::: Records supplied :::
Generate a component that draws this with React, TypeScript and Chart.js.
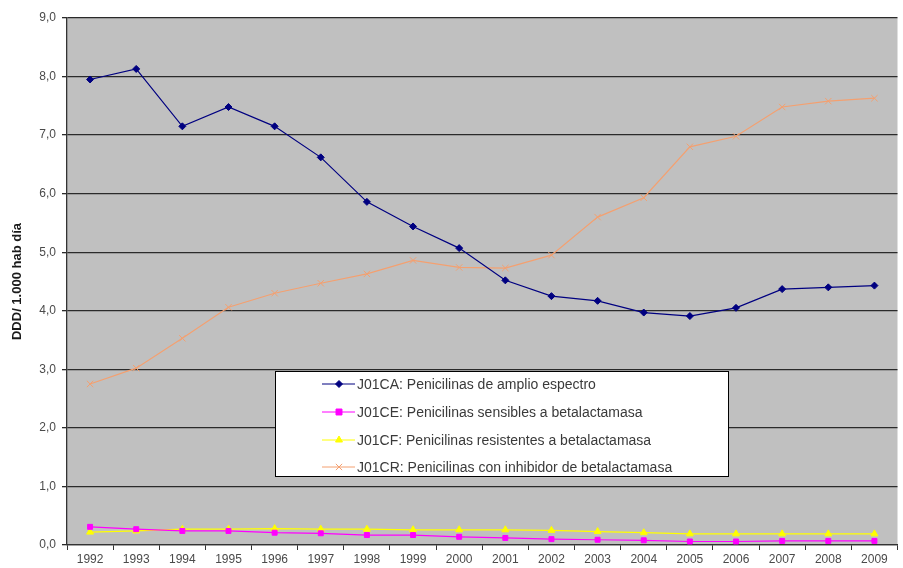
import React, { useEffect, useRef } from "react";
import { Chart, registerables } from "chart.js";

Chart.register(...registerables);

const years = ["1992", "1993", "1994", "1995", "1996", "1997", "1998", "1999", "2000", "2001", "2002", "2003", "2004", "2005", "2006", "2007", "2008", "2009"];
const j01ca = [7.95, 8.13, 7.15, 7.48, 7.15, 6.62, 5.86, 5.44, 5.07, 4.52, 4.25, 4.17, 3.97, 3.91, 4.05, 4.37, 4.4, 4.43];
const j01ce = [0.31, 0.27, 0.24, 0.24, 0.21, 0.2, 0.17, 0.17, 0.14, 0.12, 0.1, 0.09, 0.08, 0.06, 0.06, 0.07, 0.07, 0.07];
const j01cf = [0.22, 0.24, 0.27, 0.27, 0.28, 0.27, 0.27, 0.26, 0.26, 0.26, 0.25, 0.23, 0.21, 0.19, 0.19, 0.19, 0.19, 0.19];
const j01cr = [2.75, 3.02, 3.53, 4.06, 4.3, 4.47, 4.63, 4.86, 4.74, 4.73, 4.95, 5.6, 5.93, 6.8, 6.98, 7.48, 7.58, 7.63];
const seriesLabels = [
  "J01CA: Penicilinas de amplio espectro",
  "J01CE: Penicilinas sensibles a betalactamasa",
  "J01CF: Penicilinas resistentes a betalactamasa",
  "J01CR: Penicilinas con inhibidor de betalactamasa",
];
const yTitle = "DDD/ 1.000 hab día";

const FONT = "'Liberation Sans', Arial, sans-serif";

const bgPlugin = {
  id: "plotBg",
  beforeDraw(chart: any) {
    const { ctx, chartArea } = chart;
    ctx.save();
    ctx.fillStyle = "#c0c0c0";
    ctx.fillRect(chartArea.left, chartArea.top, chartArea.right - chartArea.left, chartArea.bottom - chartArea.top);
    ctx.restore();
  },
};

function drawMarker(ctx: CanvasRenderingContext2D, style: string, r: number, x: number, y: number) {
  ctx.beginPath();
  if (style === "rectRot") {
    ctx.moveTo(x, y - r);
    ctx.lineTo(x + r, y);
    ctx.lineTo(x, y + r);
    ctx.lineTo(x - r, y);
    ctx.closePath();
    ctx.fill();
    ctx.stroke();
  } else if (style === "rect") {
    const s = r * 0.85;
    ctx.rect(x - s, y - s, 2 * s, 2 * s);
    ctx.fill();
    ctx.stroke();
  } else if (style === "triangle") {
    ctx.moveTo(x, y - r);
    ctx.lineTo(x + r * 0.87, y + r * 0.5);
    ctx.lineTo(x - r * 0.87, y + r * 0.5);
    ctx.closePath();
    ctx.fill();
    ctx.stroke();
  } else if (style === "crossRot") {
    const s = r * 0.7;
    ctx.moveTo(x - s, y - s);
    ctx.lineTo(x + s, y + s);
    ctx.moveTo(x + s, y - s);
    ctx.lineTo(x - s, y + s);
    ctx.stroke();
  }
}

const legendPlugin = {
  id: "boxLegend",
  afterDatasetsDraw(chart: any) {
    const { ctx } = chart;
    const x = 275, y = 371, w = 453, h = 105;
    ctx.save();
    ctx.fillStyle = "#ffffff";
    ctx.fillRect(x, y, w, h);
    ctx.strokeStyle = "#000000";
    ctx.lineWidth = 1;
    ctx.strokeRect(x + 0.5, y + 0.5, w, h);
    const rows = [384, 412, 440, 467];
    chart.data.datasets.forEach((ds: any, i: number) => {
      const cy = rows[i];
      ctx.strokeStyle = ds.borderColor;
      ctx.lineWidth = 1;
      ctx.beginPath();
      ctx.moveTo(322, cy);
      ctx.lineTo(355, cy);
      ctx.stroke();
      ctx.fillStyle = ds.pointBackgroundColor;
      ctx.strokeStyle = ds.pointBorderColor;
      ctx.lineWidth = ds.pointBorderWidth ?? 1;
      drawMarker(ctx, ds.pointStyle, ds.pointRadius, 339, cy);
      ctx.fillStyle = "#3a3a3a";
      ctx.font = `14px ${FONT}`;
      ctx.textBaseline = "middle";
      ctx.textAlign = "left";
      ctx.fillText(ds.label, 357, cy + 1);
    });
    ctx.restore();
  },
};

export default function App() {
  const ref = useRef<HTMLCanvasElement>(null);
  useEffect(() => {
    document.body.style.margin = "0";
    const canvas = ref.current!;
    const colors = ["#000080", "#ff00ff", "#ffff00", "#f4a070"];
    const styles = ["rectRot", "rect", "triangle", "crossRot"];
    const radii = [3.5, 3.5, 4, 4.5];
    const data = [j01ca, j01ce, j01cf, j01cr];
    const chart = new Chart(canvas, {
      type: "line",
      data: {
        labels: years,
        datasets: data.map((d, i) => ({
          label: seriesLabels[i],
          data: d,
          borderColor: colors[i],
          backgroundColor: colors[i],
          pointBackgroundColor: colors[i],
          pointBorderColor: colors[i],
          pointStyle: styles[i] as any,
          pointRadius: radii[i],
          pointBorderWidth: 1,
          borderWidth: 1.2,
          tension: 0,
          fill: false,
        })),
      },
      options: {
        animation: false,
        responsive: false,
        devicePixelRatio: 1,
        layout: { padding: { left: 0, top: 18, right: 5, bottom: 0 } },
        plugins: {
          legend: { display: false },
          tooltip: { enabled: false },
        },
        scales: {
          x: {
            type: "category",
            offset: true,
            grid: {
              offset: true,
              drawOnChartArea: false,
              drawTicks: true,
              tickLength: 5,
              color: "#333333",
              lineWidth: 1,
            },
            border: { color: "#333333", width: 1.3 },
            ticks: {
              color: "#4a4a4a",
              font: { family: FONT, size: 12 },
              padding: 2,
              maxRotation: 0,
              autoSkip: false,
            },
            afterFit(scale: any) {
              scale.height = 23;
            },
          },
          y: {
            min: 0,
            max: 9,
            grid: {
              color: "#2a2a2a",
              lineWidth: 1.3,
              drawTicks: true,
              tickLength: 5,
            },
            border: { color: "#333333", width: 1.3 },
            ticks: {
              stepSize: 1,
              color: "#4a4a4a",
              font: { family: FONT, size: 12 },
              padding: 6,
              callback: (v: any) => Number(v).toFixed(1).replace(".", ","),
            },
            title: {
              display: true,
              text: yTitle,
              color: "#1a1a1a",
              font: { family: FONT, size: 13, weight: "bold" },
              padding: { top: 10, bottom: 0 },
            },
            afterFit(scale: any) {
              scale.width = 67;
            },
          },
        },
      },
      plugins: [bgPlugin, legendPlugin],
    });
    return () => chart.destroy();
  }, []);
  return (
    <div style={{ width: 903, height: 568, background: "#fff" }}>
      <canvas ref={ref} width={903} height={568} />
    </div>
  );
}
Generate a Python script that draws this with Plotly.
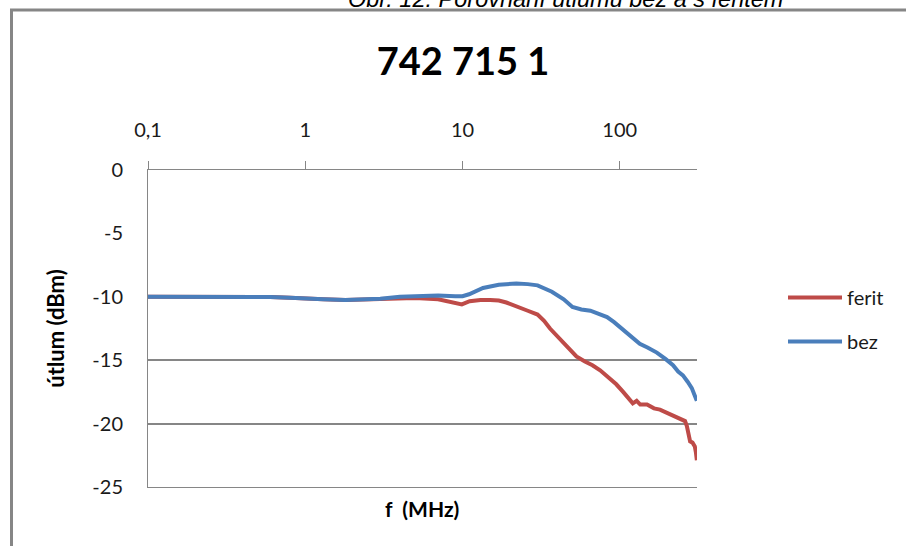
import plotly.graph_objects as go

# ---------------- data ----------------
freq_ferit = [0.1, 0.2, 0.4, 0.6, 0.8, 1.0, 1.3, 1.8, 2.5, 3.0, 4.0, 5.0, 7.0, 8.5, 9.9,
              11.1, 13.0, 15.0, 17.0, 19.0, 23.0, 26.0, 30.0, 33.0, 36.0, 40.0, 44.0,
              49.0, 53.0, 60.0, 67.0, 75.0, 86.0, 95.0, 105.0, 113.0, 121.0, 128.0,
              135.0, 149.0, 165.0, 180.0, 210.0, 241.0, 260.0, 267.0, 275.0, 280.0,
              290.0, 300.0, 305.0, 309.0]
ferit = [-10.0, -10.0, -10.0, -10.02, -10.08, -10.15, -10.2, -10.25, -10.22, -10.2, -10.1,
         -10.1, -10.2, -10.4, -10.6, -10.35, -10.25, -10.25, -10.3, -10.45, -10.8, -11.1,
         -11.4, -11.9, -12.5, -13.1, -13.7, -14.3, -14.7, -15.1, -15.4, -15.8, -16.4,
         -16.9, -17.5, -18.0, -18.4, -18.2, -18.5, -18.5, -18.8, -18.9, -19.3, -19.6,
         -19.8, -20.2, -21.0, -21.4, -21.5, -21.8, -22.3, -22.9]

freq_bez = [0.1, 0.2, 0.4, 0.6, 0.8, 1.0, 1.3, 1.8, 2.5, 3.0, 4.0, 5.0, 7.0, 9.0, 10.0,
            11.0, 13.5, 17.0, 22.0, 26.0, 30.0, 37.0, 44.0, 50.0, 57.0, 65.0, 75.0, 83.0,
            92.0, 100.0, 115.0, 134.0, 150.0, 172.0, 195.0, 218.0, 235.0, 252.0, 270.0,
            287.0, 300.0, 309.0]
bez = [-10.0, -10.0, -10.0, -10.02, -10.08, -10.15, -10.2, -10.25, -10.22, -10.15, -10.0,
       -9.95, -9.9, -9.95, -9.95, -9.8, -9.3, -9.05, -8.95, -9.0, -9.1, -9.6, -10.2, -10.8,
       -11.0, -11.1, -11.4, -11.6, -12.0, -12.4, -13.0, -13.7, -14.0, -14.4, -14.9, -15.4,
       -15.9, -16.2, -16.7, -17.2, -17.8, -18.2]

series_names = ["ferit", "bez"]
x_tick_vals = [0.1, 1, 10, 100]
x_tick_text = ["0,1", "1", "10", "100"]
y_tick_vals = [0, -5, -10, -15, -20, -25]
y_tick_text = ["0", "-5", "-10", "-15", "-20", "-25"]
y_grid_vals = [-15, -20, -25]

title_text = "742 715 1"
caption_text = "Obr. 12: Porovnání útlumu bez a s feritem"
y_title = "útlum (dBm)"
x_title = "f\u00a0 (MHz)"

# ---------------- layout geometry ----------------
W, H = 907, 546
PL, PR, PT, PB = 148, 697, 170, 487  # plot area in pixels


def px_x(px):
    return (px - PL) / (PR - PL)


def px_y(py):
    return (PB - py) / (PB - PT)


RED = "#BE4B48"
BLUE = "#4A7EBB"
GRID = "#868686"
FONT = "Lato, 'Open Sans', sans-serif"

fig = go.Figure()
fig.add_trace(go.Scatter(x=freq_ferit, y=ferit, mode="lines", name=series_names[0],
                         legendgroup="a", line=dict(color=RED, width=4)))
fig.add_trace(go.Scatter(x=freq_bez, y=bez, mode="lines", name=series_names[1],
                         legendgroup="b", line=dict(color=BLUE, width=4)))

fig.update_layout(
    width=W, height=H,
    margin=dict(l=PL, r=W - PR, t=PT, b=H - PB, pad=0),
    paper_bgcolor="white", plot_bgcolor="white",
    font=dict(family=FONT, size=20, color="#1a1a1a"),
    title=dict(text="<b>" + title_text + "</b>", x=463 / W, xanchor="center",
               y=1 - 62 / H, yanchor="middle",
               font=dict(family=FONT, size=38, color="#000000")),
    showlegend=True,
    legend=dict(x=px_x(783), y=px_y(278), xanchor="left", yanchor="top",
                font=dict(family=FONT, size=20, color="#1a1a1a"),
                tracegroupgap=15, bgcolor="rgba(0,0,0,0)", itemwidth=54),
    xaxis=dict(type="log", range=[-1, 2.491], side="top",
               tickmode="array", tickvals=x_tick_vals, ticktext=x_tick_text,
               ticks="outside", ticklen=8, tickwidth=1, tickcolor=GRID,
               ticklabelstandoff=16,
               showline=True, linecolor=GRID, linewidth=1, mirror=True,
               showgrid=False, zeroline=False,
               tickfont=dict(family=FONT, size=20, color="#1a1a1a")),
    yaxis=dict(range=[-25, 0], tickmode="array", tickvals=y_tick_vals,
               ticktext=y_tick_text,
               ticks="", showline=True, linecolor=GRID, linewidth=1,
               showgrid=False, zeroline=False, ticklabelstandoff=20,
               minor=dict(tickmode="array", tickvals=y_grid_vals, showgrid=True,
                          gridcolor=GRID, gridwidth=1.5, ticks=""),
               tickfont=dict(family=FONT, size=20, color="#1a1a1a"),
               title=dict(text="<b>" + y_title + "</b>", standoff=21,
                          font=dict(family=FONT, size=22, color="#000000"))),
)

# x-axis title at the bottom (axis itself is on top)
fig.add_annotation(text="<b>" + x_title + "</b>", xref="paper", yref="paper",
                   x=px_x(422), y=px_y(508), xanchor="center", yanchor="middle",
                   showarrow=False, font=dict(family=FONT, size=21, color="#000000"))

# cut-off caption at the very top
fig.add_annotation(text=caption_text, xref="paper", yref="paper",
                   x=px_x(565), y=px_y(14), xanchor="center", yanchor="bottom",
                   showarrow=False,
                   font=dict(family="'Liberation Sans', Arial, sans-serif", size=23.5,
                             color="#000000", style="italic"))

# outer chart frame (left and top edges)
fig.add_shape(type="line", xref="paper", yref="paper",
              x0=px_x(11.5), x1=px_x(11.5), y0=px_y(9), y1=px_y(560),
              line=dict(color=GRID, width=3))
fig.add_shape(type="line", xref="paper", yref="paper",
              x0=px_x(10), x1=px_x(906), y0=px_y(10), y1=px_y(10),
              line=dict(color=GRID, width=3))

fig.write_html("out.html", config={"displayModeBar": False},
               post_script="document.body.style.margin='0';document.body.style.overflow='hidden';")
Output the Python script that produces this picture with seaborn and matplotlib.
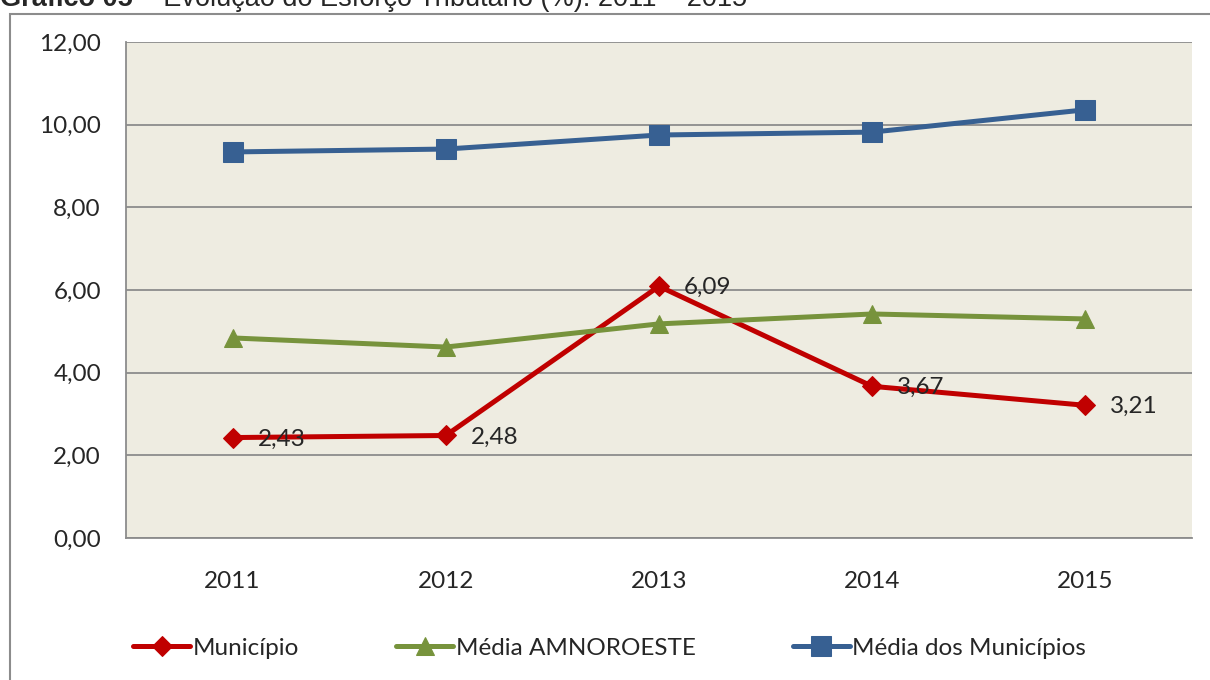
:::
Problem to solve
In the listing above, find each line with the word "that" and copy it.

Expected answer
Generate a component that draws this with React, TypeScript and Chart.js.
Generate a Python script that draws this with Plotly.
Output the Python script that produces this picture with seaborn and matplotlib.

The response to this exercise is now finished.